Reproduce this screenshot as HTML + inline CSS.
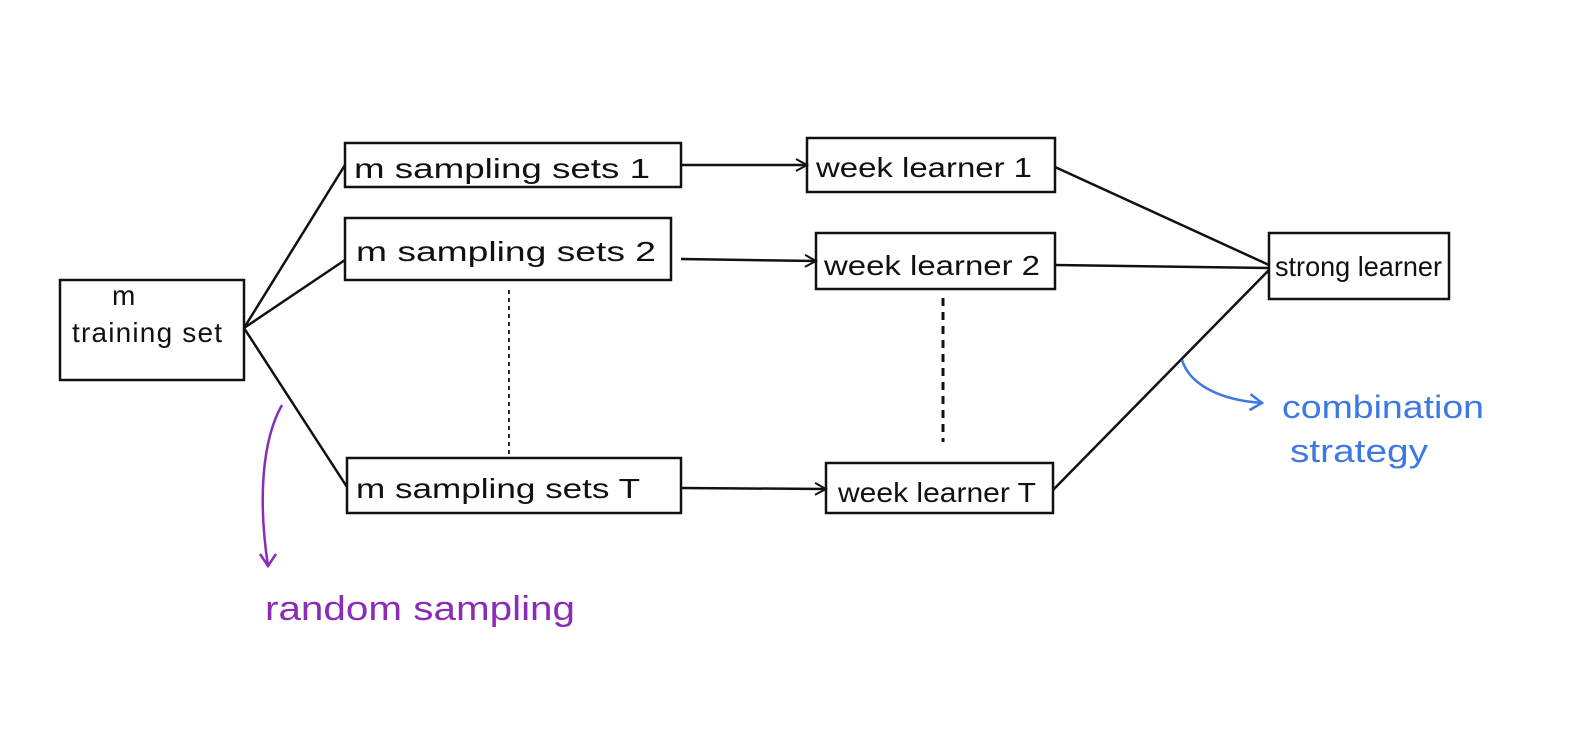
<!DOCTYPE html>
<html><head><meta charset="utf-8"><style>
html,body{margin:0;padding:0;background:#fff;}
svg{display:block;}
text{font-family:"Liberation Sans",sans-serif;fill:#111;}
</style></head><body>
<svg width="1582" height="753" viewBox="0 0 1582 753" xmlns="http://www.w3.org/2000/svg">
<defs>
<marker id="a" markerWidth="14" markerHeight="14" refX="12" refY="7" orient="auto" markerUnits="userSpaceOnUse">
<path d="M1,1 L12,7 L1,13" fill="none" stroke="#111" stroke-width="2"/></marker>
<marker id="p" markerWidth="18" markerHeight="18" refX="9" refY="16" orient="0" markerUnits="userSpaceOnUse">
<path d="M1,4 L9,16 L17,4" fill="none" stroke="#8a2cb5" stroke-width="2.5"/></marker>
<marker id="b" markerWidth="18" markerHeight="18" refX="14" refY="9" orient="auto" markerUnits="userSpaceOnUse">
<path d="M2,1 L14,9 L2,17" fill="none" stroke="#3d78e3" stroke-width="2.5"/></marker>
</defs>
<g fill="none" stroke="#111" stroke-width="2.5">
<rect x="60" y="280" width="184" height="100"/>
<rect x="345" y="143" width="336" height="44"/>
<rect x="345" y="218" width="326" height="62"/>
<rect x="347" y="458" width="334" height="55"/>
<rect x="807" y="138" width="248" height="54"/>
<rect x="816" y="233" width="239" height="56"/>
<rect x="826" y="463" width="227" height="50"/>
<rect x="1269" y="233" width="180" height="66"/>
<path d="M244,328 L345,165 M244,328 L345,260 M244,328 L347,487"/>
<path d="M1055,167 L1269,265 M1055,265 L1269,268 M1053,490 L1269,270"/>
<path d="M681,165 L807,165" marker-end="url(#a)"/>
<path d="M681,259 L816,261" marker-end="url(#a)"/>
<path d="M681,488 L826,489" marker-end="url(#a)"/>
</g>
<path d="M509,290 L509,455" stroke="#111" stroke-width="1.8" stroke-dasharray="4,4"/>
<path d="M943,298 L943,442" stroke="#111" stroke-width="3" stroke-dasharray="8,6"/>
<path d="M282,405 C262,440 258,500 268,566" fill="none" stroke="#8a2cb5" stroke-width="2.5" marker-end="url(#p)"/>
<path d="M1182,360 C1190,385 1220,400 1262,403" fill="none" stroke="#3d78e3" stroke-width="2.5" marker-end="url(#b)"/>
<g font-size="28">
<text x="112" y="305">m</text>
<text x="72" y="342" textLength="150" lengthAdjust="spacing">training set</text>
<text x="354" y="178" textLength="296" lengthAdjust="spacingAndGlyphs">m  sampling sets  1</text>
<text x="356" y="261" textLength="300" lengthAdjust="spacingAndGlyphs">m  sampling sets  2</text>
<text x="356" y="498" textLength="284" lengthAdjust="spacingAndGlyphs">m  sampling sets T</text>
<text x="816" y="177" textLength="216" lengthAdjust="spacingAndGlyphs">week learner 1</text>
<text x="824" y="275" textLength="216" lengthAdjust="spacingAndGlyphs">week learner 2</text>
<text x="838" y="502" textLength="198" lengthAdjust="spacingAndGlyphs">week learner T</text>
<text x="1275" y="276" textLength="167" lengthAdjust="spacingAndGlyphs">strong learner</text>
</g>
<text x="265" y="620" font-size="34" textLength="310" lengthAdjust="spacingAndGlyphs" style="fill:#8a2cb5">random sampling</text>
<text x="1282" y="418" font-size="32" textLength="202" lengthAdjust="spacingAndGlyphs" style="fill:#3d78e3">combination</text>
<text x="1290" y="462" font-size="32" textLength="138" lengthAdjust="spacingAndGlyphs" style="fill:#3d78e3">strategy</text>
</svg>
</body></html>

### Directions for this task
Every line above should be returned word for word, with the pictures left behind.

### Written solution
Reproduce this screenshot as HTML + inline CSS.
<!DOCTYPE html>
<html><head><meta charset="utf-8"><style>
html,body{margin:0;padding:0;background:#fff;}
svg{display:block;}
text{font-family:"Liberation Sans",sans-serif;fill:#111;}
</style></head><body>
<svg width="1582" height="753" viewBox="0 0 1582 753" xmlns="http://www.w3.org/2000/svg">
<defs>
<marker id="a" markerWidth="14" markerHeight="14" refX="12" refY="7" orient="auto" markerUnits="userSpaceOnUse">
<path d="M1,1 L12,7 L1,13" fill="none" stroke="#111" stroke-width="2"/></marker>
<marker id="p" markerWidth="18" markerHeight="18" refX="9" refY="16" orient="0" markerUnits="userSpaceOnUse">
<path d="M1,4 L9,16 L17,4" fill="none" stroke="#8a2cb5" stroke-width="2.5"/></marker>
<marker id="b" markerWidth="18" markerHeight="18" refX="14" refY="9" orient="auto" markerUnits="userSpaceOnUse">
<path d="M2,1 L14,9 L2,17" fill="none" stroke="#3d78e3" stroke-width="2.5"/></marker>
</defs>
<g fill="none" stroke="#111" stroke-width="2.5">
<rect x="60" y="280" width="184" height="100"/>
<rect x="345" y="143" width="336" height="44"/>
<rect x="345" y="218" width="326" height="62"/>
<rect x="347" y="458" width="334" height="55"/>
<rect x="807" y="138" width="248" height="54"/>
<rect x="816" y="233" width="239" height="56"/>
<rect x="826" y="463" width="227" height="50"/>
<rect x="1269" y="233" width="180" height="66"/>
<path d="M244,328 L345,165 M244,328 L345,260 M244,328 L347,487"/>
<path d="M1055,167 L1269,265 M1055,265 L1269,268 M1053,490 L1269,270"/>
<path d="M681,165 L807,165" marker-end="url(#a)"/>
<path d="M681,259 L816,261" marker-end="url(#a)"/>
<path d="M681,488 L826,489" marker-end="url(#a)"/>
</g>
<path d="M509,290 L509,455" stroke="#111" stroke-width="1.8" stroke-dasharray="4,4"/>
<path d="M943,298 L943,442" stroke="#111" stroke-width="3" stroke-dasharray="8,6"/>
<path d="M282,405 C262,440 258,500 268,566" fill="none" stroke="#8a2cb5" stroke-width="2.5" marker-end="url(#p)"/>
<path d="M1182,360 C1190,385 1220,400 1262,403" fill="none" stroke="#3d78e3" stroke-width="2.5" marker-end="url(#b)"/>
<g font-size="28">
<text x="112" y="305">m</text>
<text x="72" y="342" textLength="150" lengthAdjust="spacing">training set</text>
<text x="354" y="178" textLength="296" lengthAdjust="spacingAndGlyphs">m  sampling sets  1</text>
<text x="356" y="261" textLength="300" lengthAdjust="spacingAndGlyphs">m  sampling sets  2</text>
<text x="356" y="498" textLength="284" lengthAdjust="spacingAndGlyphs">m  sampling sets T</text>
<text x="816" y="177" textLength="216" lengthAdjust="spacingAndGlyphs">week learner 1</text>
<text x="824" y="275" textLength="216" lengthAdjust="spacingAndGlyphs">week learner 2</text>
<text x="838" y="502" textLength="198" lengthAdjust="spacingAndGlyphs">week learner T</text>
<text x="1275" y="276" textLength="167" lengthAdjust="spacingAndGlyphs">strong learner</text>
</g>
<text x="265" y="620" font-size="34" textLength="310" lengthAdjust="spacingAndGlyphs" style="fill:#8a2cb5">random sampling</text>
<text x="1282" y="418" font-size="32" textLength="202" lengthAdjust="spacingAndGlyphs" style="fill:#3d78e3">combination</text>
<text x="1290" y="462" font-size="32" textLength="138" lengthAdjust="spacingAndGlyphs" style="fill:#3d78e3">strategy</text>
</svg>
</body></html>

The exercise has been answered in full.